Marketing research firm IHS iSuppli this week announced that its research shows smartphone shipments rising much faster than previously predicted. According to its figures, iSuppli predicts that smartphone shipments will constitute 54% of the cell phone market next year. The firm has readjusted its outlook to also predict that more than one-third of cell phone shipments in 2016 will be smartphones.
“This represents a major upgrade for the outlook compared to a year ago, when smartphones weren’t expected to take the lead until 2015,” said Wayne Lam, senior analyst for wireless communications at IHS. “Over the past 12 months, smartphones have fallen in price, and a wider variety of models have become available, spurring sales of both low-end smartphones in regions like Asia-Pacific, as well as midrange to high-end phones in the United States and Europe. The solid expansion in both shipments and market share this year of smartphones will make them the leading type of mobile phone for the first time, and shipment growth in the double digits will continue for the next few years.”

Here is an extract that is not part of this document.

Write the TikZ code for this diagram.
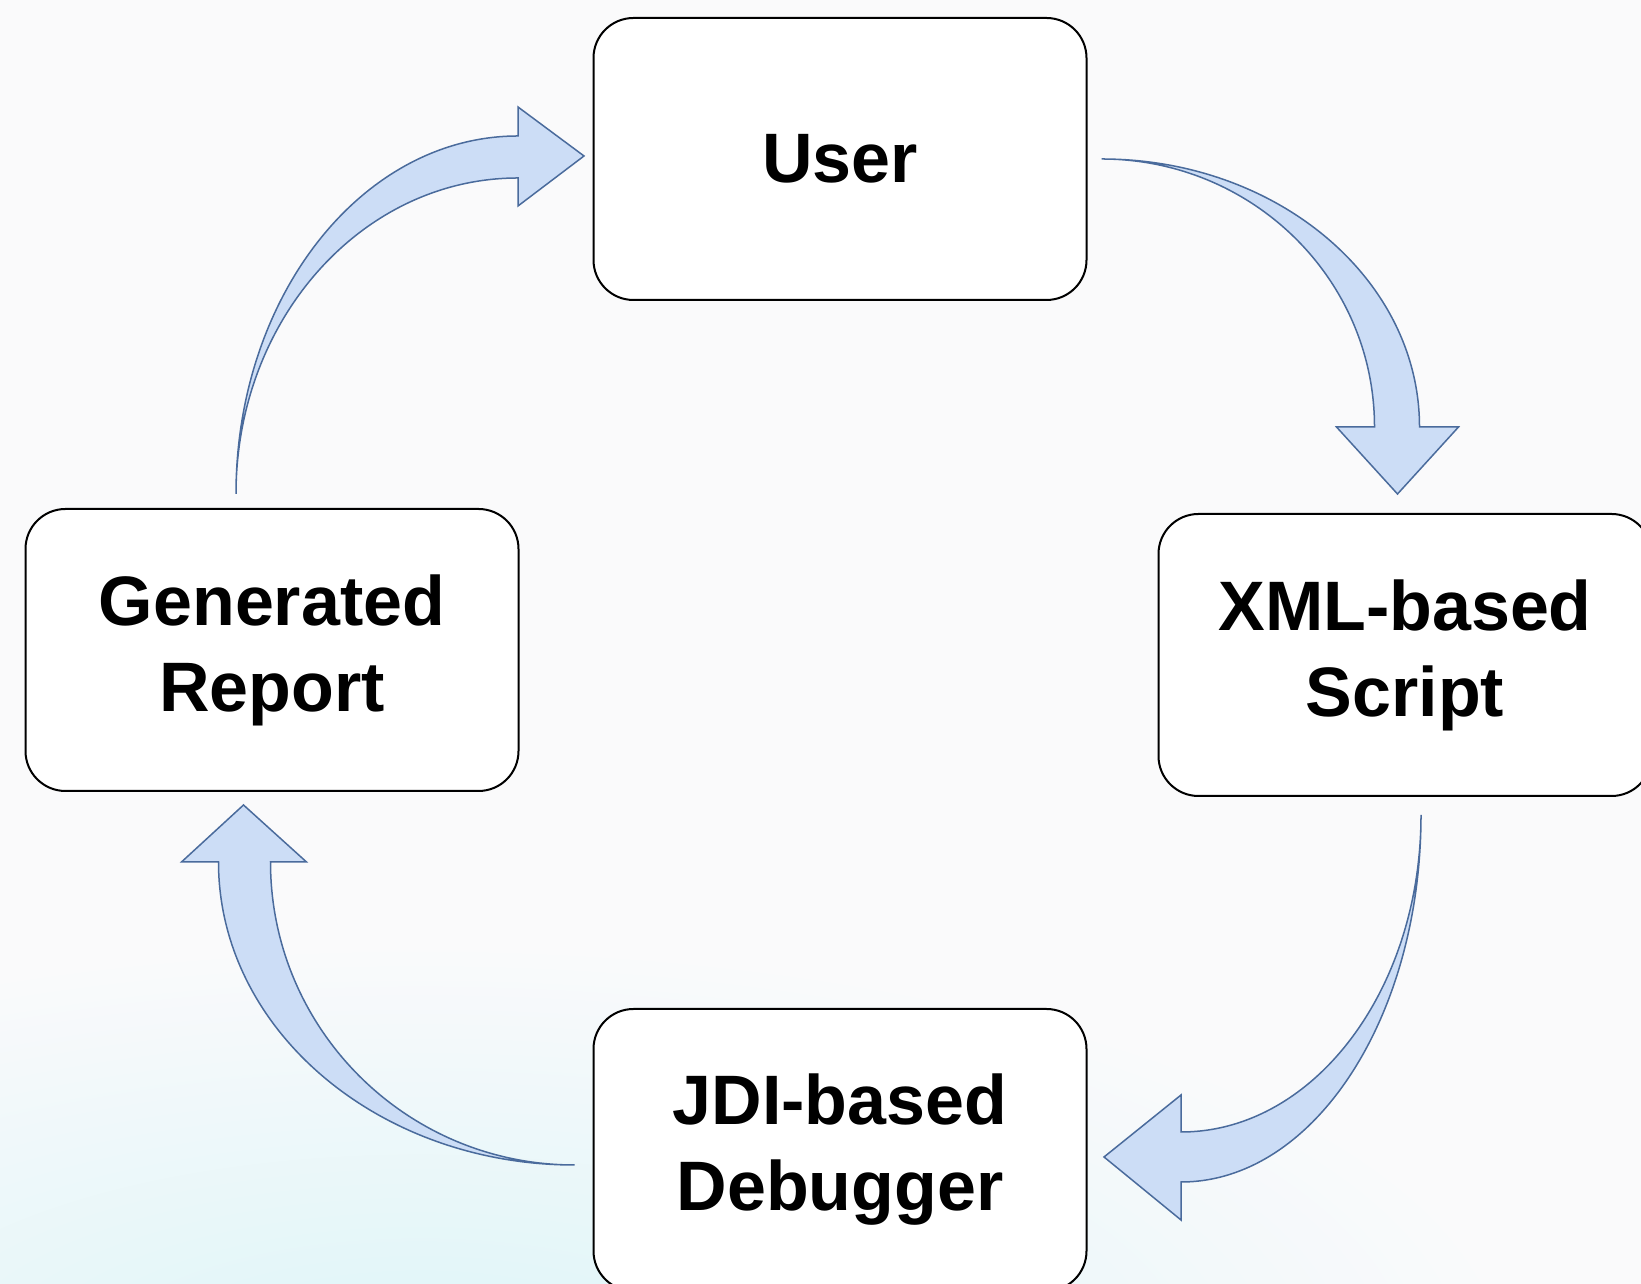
\documentclass[tikz,border=0pt]{standalone}
\usepackage{fontspec}
\setmainfont{Liberation Sans}
\usetikzlibrary{shapes,arrows,positioning}
\definecolor{Backdrop}{HTML}{FAFAFB}
\definecolor{Glow}{HTML}{DDF5F8}
\definecolor{ArrowFill}{HTML}{CCDDF6}
\definecolor{ArrowLine}{HTML}{4A6B9C}
\tikzstyle{Block} = [draw, rectangle, rounded corners=40pt, fill=white, line width=2pt, minimum width=493pt, minimum height=282pt, align=center, font=\fontsize{70}{86}\selectfont\bfseries]
\tikzstyle{BentArrow} = [fill=ArrowFill, draw=ArrowLine, line width=1.5pt, line join=miter]

\begin{document}
\begin{tikzpicture}[x=1pt,y=1pt]
    \useasboundingbox (0,0) rectangle (1641,1284);
    \clip (0,0) rectangle (1641,1284);
    \fill[Backdrop] (0,0) rectangle (1641,1284);
    \shade[inner color=Glow, outer color=Backdrop] (420pt,-80pt) ellipse [x radius=1100pt, y radius=420pt];
    \node[Block] (user)     at (840,1125)                          {User};
    \node[Block] (script)   [below right=212pt and 70pt of user]   {XML-based\\Script};
    \node[Block] (report)   [below left=207pt and 73pt of user]    {Generated\\Report};
    \node[Block] (debugger) [below=707pt of user]                  {JDI-based\\Debugger};
    \draw[BentArrow] ([xshift=14pt]user.east)
        arc[start angle=90, end angle=0, x radius=318pt, y radius=268pt]
        -- ++(39,0) -- ++(-61,-67) -- ++(-61,67) -- ++(38,0)
        arc[start angle=0, end angle=90, x radius=273pt, y radius=268pt] -- cycle;
    \draw[BentArrow] ([xshift=16pt,yshift=-18pt]script.south)
        arc[start angle=0, end angle=-90, x radius=240pt, y radius=367pt]
        -- ++(0,-38) -- ++(-77,63) -- ++(77,62) -- ++(0,-37)
        arc[start angle=-90, end angle=0, x radius=240pt, y radius=317pt] -- cycle;
    \draw[BentArrow] ([xshift=-18pt,yshift=-15pt]debugger.west)
        arc[start angle=-90, end angle=-180, x radius=356pt, y radius=303pt]
        -- ++(-37,0) -- ++(62,57) -- ++(63,-57) -- ++(-36,0)
        arc[start angle=-180, end angle=-90, x radius=304pt, y radius=303pt] -- cycle;
    \draw[BentArrow] ([xshift=-36pt,yshift=14pt]report.north)
        arc[start angle=180, end angle=90, x radius=282pt, y radius=358pt]
        -- ++(0,29) -- ++(66,-49) -- ++(-66,-50) -- ++(0,28)
        arc[start angle=90, end angle=180, x radius=282pt, y radius=316pt] -- cycle;
\end{tikzpicture}
\end{document}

Part of the reason for this rapid acceleration in the proliferation of smartphones is the low-end smartphone market. Manufacturers have realized that, even subsidized, their high-end smartphones are expensive. This leaves a large segment of the cell phone-using population out of the smartphone market. Recently, however, those same manufacturers have realized that even cheaply made smartphones are still popular, especially in developing nations where they are even replacing feature phones in many cases.